In this respect, the law shall prohibit any discrimination and guarantee to all persons equal and effective protection against discrimination on any ground such as race, colour, sex, language, religion, political or other opinion, national or social origin, property, birth or other status.
“That article says that anytime a country adopts a law or policy of any kind it must be conceived in a way that provides equal protection for example without regard to religion. It can be a law on any subject matter. It doesn’t have to involve only people who are physically present as the Refugee Convention requires. A law that discriminates on account on religion is in itself a breach of treaty the United States has signed.”
Hathaway emphasizes that entry can be denied where “reasonable grounds” are shown by the state that an individual poses a risk to national security. No group-based exclusions are possible.
”There is an argument that a law passed several decades ago barring discrimination under the US resettlement program would also be breached. The problem is that it is a law that the US congress could amend, if it chose to do so. Sadly, resettlement is a purely voluntary activity — it is not mandated by the Refugee Convention. There is no duty for the United States to have this program, but AS long as United States has this program, it has to administer it in a non-discriminatory way.”
Only about 100 000 refugees are resettled in the whole world every year. The United States, Canada and Australia do 90 per cent of this critical work.
”I have being arguing for many years that a key part of fixing the refugee crisis in the world right now is to move toward a more managed protection system which would include an organized resettlement program for whole world. People should not have to risk their lives on the Mediterranean or by entrusting their fate to human traffickers in order to reach safety.”
When it comes to President Trump’s executive order, Professor Hathaway thinks UNHCR has completely and utterly avoided its responsibility on the matter. Its published response to the Trump plan amounts to saying that the agency is really sorry this is happening and that UNHCR looks forward to working with the US in the future.
“It says nothing about the breach of international law.
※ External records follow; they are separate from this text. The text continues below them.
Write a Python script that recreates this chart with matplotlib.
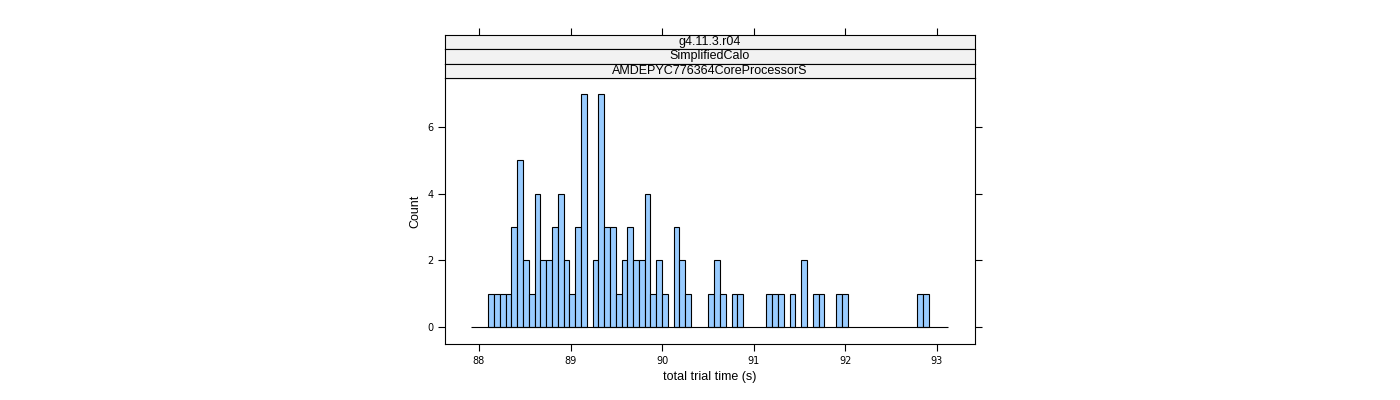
import matplotlib
matplotlib.use("Agg")
import matplotlib.pyplot as plt
import numpy as np

bin_start = 88.10
bin_width = 0.0633
counts = [1,1,1,1,3,5,2,1,4,2,2,3,4,2,1,3,7,0,2,7,3,3,1,2,3,2,2,4,1,2,1,0,3,2,1,
          0,0,0,1,2,1,0,1,1,0,0,0,0,1,1,1,0,1,0,2,0,1,1,0,0,1,1,
          0,0,0,0,0,0,0,0,0,0,0,0,1,1]
base_range = [87.91, 93.12]
strips = ["g4.11.3.r04", "SimplifiedCalo", "AMDEPYC776364CoreProcessorS"]
xticks = [88, 89, 90, 91, 92, 93]
yticks = [0, 2, 4, 6]

fig = plt.figure(figsize=(14, 4), dpi=100)
L, W = 445/1400, 530/1400
ax = fig.add_axes([L, 56/400, W, 266/400])
edges = bin_start + bin_width*np.arange(len(counts))
c = np.array(counts)
m = c > 0
ax.bar(edges[m], c[m], width=bin_width, align='edge', color='#99CCFF', edgecolor='black', linewidth=0.8)
ax.hlines(0, base_range[0], base_range[1], color='black', linewidth=0.8)
ax.set_xlim(87.629, 93.415)
ax.set_ylim(-0.51, 7.47)
ax.set_xticks(xticks)
ax.set_yticks(yticks)
ax.tick_params(axis='both', direction='out', labelsize=7, length=5, width=0.8)
ax.tick_params(axis='y', right=True)
ax.set_xlabel("total trial time (s)", fontsize=9, family="Liberation Sans")
ax.set_ylabel("Count", fontsize=9, family="Liberation Sans")
for s in ax.spines.values():
    s.set_linewidth(0.8)

h = 43/3/400
for i, t in enumerate(strips):
    b = (400-78)/400 + (2-i)*h
    sa = fig.add_axes([L, b, W, h])
    sa.set_facecolor('#F2F2F2')
    sa.set_xlim(ax.get_xlim())
    sa.set_yticks([])
    if i == 0:
        sa.set_xticks(xticks)
        sa.tick_params(axis='x', top=True, bottom=False, labeltop=False, labelbottom=False, direction='out', length=5, width=0.8)
    else:
        sa.set_xticks([])
    for s in sa.spines.values():
        s.set_linewidth(0.8)
    sa.text(0.5, 0.5, t, transform=sa.transAxes, ha='center', va='center', fontsize=9, family="Liberation Sans")

fig.savefig("out.png", dpi=100)
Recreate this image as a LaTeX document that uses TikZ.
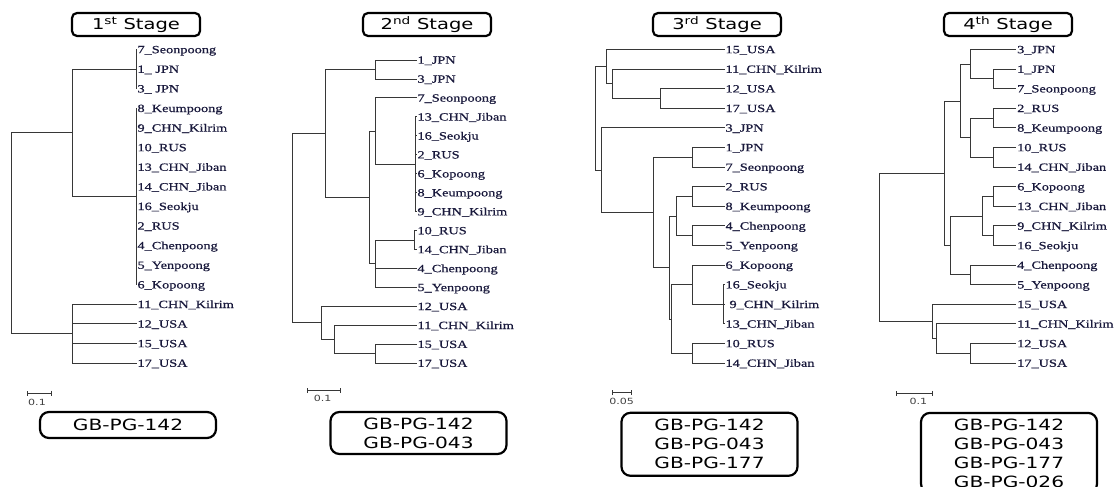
\documentclass[tikz,border=0pt]{standalone}
\usepackage{fontspec}
\usetikzlibrary{arrows.meta}
\newfontfamily\leaffont[FakeStretch=1.3,FakeBold=0.7]{Liberation Serif}
\newfontfamily\boxfont[FakeStretch=1.3]{DejaVu Sans}
\definecolor{leafcol}{RGB}{25,25,60}
\definecolor{linecol}{RGB}{55,55,55}
\begin{document}
\begin{tikzpicture}[x=1pt,y=-1pt,
  leaf/.style={anchor=west, inner xsep=0.8pt, inner ysep=0pt, text height=7.4pt, text depth=0pt, font=\leaffont\fontsize{11}{11}\selectfont, text=leafcol},
  branch/.style={draw=linecol, line width=0.85pt},
  titlebox/.style={draw, line width=2.2pt, rounded corners=5pt, minimum width=128pt, minimum height=23pt, inner sep=0pt, font=\boxfont\fontsize{15}{15}\selectfont},
  markerbox/.style={draw, line width=2.2pt, rounded corners=9pt, minimum width=176pt, inner sep=0pt, align=center, font=\boxfont\fontsize{15.5}{19}\selectfont},
  scalebar/.style={draw=linecol, line width=0.8pt, {Bar[width=5pt]}-{Bar[width=5pt]}},
  scalelabel/.style={font=\boxfont\fontsize{8.5}{8.5}\selectfont, text=black!75, inner sep=0pt}
]
\useasboundingbox (0,0) rectangle (1116,487);
\clip (0,0) rectangle (1116,487);

% ---------------- titles ----------------
\node[titlebox] (t1) at (136,24.5) {1\textsuperscript{st} Stage};
\node[titlebox] (t2) at (427,24.5) {2\textsuperscript{nd} Stage};
\node[titlebox] (t3) at (717,24.5) {3\textsuperscript{rd} Stage};
\node[titlebox] (t4) at (1008,24.5) {4\textsuperscript{th} Stage};

% ---------------- marker boxes ----------------
\node[markerbox, minimum height=26pt] (m1) at (128,425) {GB-PG-142};
\node[markerbox, minimum height=42pt] (m2) at (418.5,433) {GB-PG-142\\GB-PG-043};
\node[markerbox, minimum height=63pt] (m3) at (709.5,444.3) {GB-PG-142\\GB-PG-043\\GB-PG-177};
\node[markerbox, minimum height=80pt] (m4) at (1009,452.9) {GB-PG-142\\GB-PG-043\\GB-PG-177\\GB-PG-026};

% ---------------- scale bars ----------------
\coordinate (s1a) at (27,393); \coordinate (s1b) at (52,393);
\draw[scalebar] (s1a) -- (s1b);
\node[scalelabel] (sl1) at (37,402) {0.1};
\coordinate (s2a) at (307.3,390.7); \coordinate (s2b) at (340.7,390.7);
\draw[scalebar] (s2a) -- (s2b);
\node[scalelabel] (sl2) at (322.7,398.5) {0.1};
\coordinate (s3a) at (611.7,392.7); \coordinate (s3b) at (631.7,392.7);
\draw[scalebar] (s3a) -- (s3b);
\node[scalelabel] (sl3) at (621.7,401.5) {0.05};
\coordinate (s4a) at (895.7,393.3); \coordinate (s4b) at (932.3,393.3);
\draw[scalebar] (s4a) -- (s4b);
\node[scalelabel] (sl4) at (918.3,401) {0.1};

% ================= Panel 1 =================
\foreach \t [count=\i from 0] in {7\_Seonpoong,1\_ JPN,3\_ JPN,8\_Keumpoong,9\_CHN\_Kilrim,10\_RUS,13\_CHN\_Jiban,14\_CHN\_Jiban,16\_Seokju,2\_RUS,4\_Chenpoong,5\_Yenpoong,6\_Kopoong,11\_CHN\_Kilrim,12\_USA,15\_USA,17\_USA}
  \node[leaf] (p1l\i) at (136.5,{49.5+19.6*\i}) {\t};
\coordinate (p1root) at (11,233.3);
\coordinate (p1a) at (72,132.8);
\coordinate (p1a1) at (136,69.1);
\coordinate (p1a2) at (136,196.5);
\coordinate (p1b) at (72,333.7);
\foreach \p/\c in {p1root/p1a,p1root/p1b,p1a/p1a1,p1a/p1a2}
  \draw[branch] (\p) |- (\c);
\foreach \i in {0,1,2} \draw[branch] (p1a1) |- (p1l\i.west);
\foreach \i in {3,...,12} \draw[branch] (p1a2) |- (p1l\i.west);
\foreach \i in {13,...,16} \draw[branch] (p1b) |- (p1l\i.west);

% ================= Panel 2 =================
\foreach \t [count=\i from 0] in {1\_JPN,3\_JPN,7\_Seonpoong,13\_CHN\_Jiban,16\_Seokju,2\_RUS,6\_Kopoong,8\_Keumpoong,9\_CHN\_Kilrim,10\_RUS,14\_CHN\_Jiban,4\_Chenpoong,5\_Yenpoong,12\_USA,11\_CHN\_Kilrim,15\_USA,17\_USA}
  \node[leaf] (p2l\i) at (416.5,{60+18.95*\i}) {\t};
\coordinate (p2root) at (292.7,228.1);
\coordinate (p2a) at (325.7,133.4);
\coordinate (p2a1) at (375,69.5);
\coordinate (p2a2) at (369.3,197.4);
\coordinate (p2c) at (375,131.1);
\coordinate (p2c2) at (415,164.2);
\coordinate (p2d) at (375,263.7);
\coordinate (p2d1) at (414,240);
\coordinate (p2b) at (321.7,322.9);
\coordinate (p2e) at (334.3,339.5);
\coordinate (p2f) at (375,353.7);
\foreach \p/\c in {p2root/p2a,p2root/p2b,p2a/p2a1,p2a/p2a2,p2a2/p2c,p2a2/p2d,p2c/p2c2,p2d/p2d1,p2b/p2e,p2e/p2f}
  \draw[branch] (\p) |- (\c);
\foreach \p/\i in {p2a1/0,p2a1/1,p2c/2,p2c2/3,p2c2/4,p2c2/5,p2c2/6,p2c2/7,p2c2/8,p2d1/9,p2d1/10,p2d/11,p2d/12,p2b/13,p2e/14,p2f/15,p2f/16}
  \draw[branch] (\p) |- (p2l\i.west);

% ================= Panel 3 =================
\foreach \t [count=\i from 0] in {15\_USA,11\_CHN\_Kilrim,12\_USA,17\_USA,3\_JPN,1\_JPN,7\_Seonpoong,2\_RUS,8\_Keumpoong,4\_Chenpoong,5\_Yenpoong,6\_Kopoong,16\_Seokju,\kern4pt 9\_CHN\_Kilrim,13\_CHN\_Jiban,10\_RUS,14\_CHN\_Jiban}
  \node[leaf] (p3l\i) at (724.5,{49.5+19.6*\i}) {\t};
\coordinate (p3root) at (595.7,118.4);
\coordinate (p3a) at (606.7,66.65);
\coordinate (p3a2) at (612.7,83.8);
\coordinate (p3a3) at (660,98.5);
\coordinate (p3b) at (601,170.2);
\coordinate (p3c) at (653.3,212.4);
\coordinate (p3c1) at (692.3,157.3);
\coordinate (p3d) at (669,267.55);
\coordinate (p3e) at (676,216.1);
\coordinate (p3e1) at (692.3,196.5);
\coordinate (p3e2) at (692.3,235.7);
\coordinate (p3f) at (671.7,319);
\coordinate (p3g) at (692.3,284.7);
\coordinate (p3g2) at (723,304.3);
\coordinate (p3h) at (692.3,353.3);
\foreach \p/\c in {p3root/p3a,p3root/p3b,p3a/p3a2,p3a2/p3a3,p3b/p3c,p3c/p3c1,p3c/p3d,p3d/p3e,p3d/p3f,p3e/p3e1,p3e/p3e2,p3f/p3g,p3f/p3h,p3g/p3g2}
  \draw[branch] (\p) |- (\c);
\foreach \p/\i in {p3a/0,p3a2/1,p3a3/2,p3a3/3,p3b/4,p3c1/5,p3c1/6,p3e1/7,p3e1/8,p3e2/9,p3e2/10,p3g/11,p3g2/12,p3g2/13,p3g2/14,p3h/15,p3h/16}
  \draw[branch] (\p) |- (p3l\i.west);

% ================= Panel 4 =================
\foreach \t [count=\i from 0] in {3\_JPN,1\_JPN,7\_Seonpoong,2\_RUS,8\_Keumpoong,10\_RUS,14\_CHN\_Jiban,6\_Kopoong,13\_CHN\_Jiban,9\_CHN\_Kilrim,16\_Seokju,4\_Chenpoong,5\_Yenpoong,15\_USA,11\_CHN\_Kilrim,12\_USA,17\_USA}
  \node[leaf] (p4l\i) at (1016.2,{49.5+19.6*\i}) {\t};
\coordinate (p4root) at (879.3,247.3);
\coordinate (p4a) at (944,173.2);
\coordinate (p4c) at (960,100.95);
\coordinate (p4c1) at (970.7,64.2);
\coordinate (p4c1b) at (993.3,78.9);
\coordinate (p4c2) at (970.7,137.7);
\coordinate (p4c2a) at (993.3,118.1);
\coordinate (p4c2b) at (993.3,157.3);
\coordinate (p4d) at (950.7,245.5);
\coordinate (p4d1) at (982.7,216.1);
\coordinate (p4d1a) at (993.3,196.5);
\coordinate (p4d1b) at (993.3,235.7);
\coordinate (p4d2) at (970.7,274.9);
\coordinate (p4b) at (932.3,321.45);
\coordinate (p4e) at (936.7,338.6);
\coordinate (p4f) at (970.7,353.3);
\foreach \p/\c in {p4root/p4a,p4root/p4b,p4a/p4c,p4a/p4d,p4c/p4c1,p4c/p4c2,p4c1/p4c1b,p4c2/p4c2a,p4c2/p4c2b,p4d/p4d1,p4d/p4d2,p4d1/p4d1a,p4d1/p4d1b,p4b/p4e,p4e/p4f}
  \draw[branch] (\p) |- (\c);
\foreach \p/\i in {p4c1/0,p4c1b/1,p4c1b/2,p4c2a/3,p4c2a/4,p4c2b/5,p4c2b/6,p4d1a/7,p4d1a/8,p4d1b/9,p4d1b/10,p4d2/11,p4d2/12,p4b/13,p4e/14,p4f/15,p4f/16}
  \draw[branch] (\p) |- (p4l\i.west);
\end{tikzpicture}
\end{document}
UNHCR has a duty under its Statute to supervise the application of the Refugee Convention. The world should be at least as upset at the UNHCR’s failure to speak honestly as at President Trump’s horrible policy.”
In principle the United States could face legal responsibilities of breaching international law.
”In theory a state party of the Refugee Convention, like Finland, could take United States to the International Court of Justice in The Hague. But this has never happened, and is tragically unlikely given the politics involved.”
In the United States courts do not usually allow international law to be argued directly in a US court room, if there is not a breach of domestic law.
“In the refugee context the US Supreme Court has already acknowledged that the domestic law is specifically designed to implement the Refugee Convention, so lawyers will undoubtedly argue that any ambiguity must be resolved in favor of respecting refugee law.”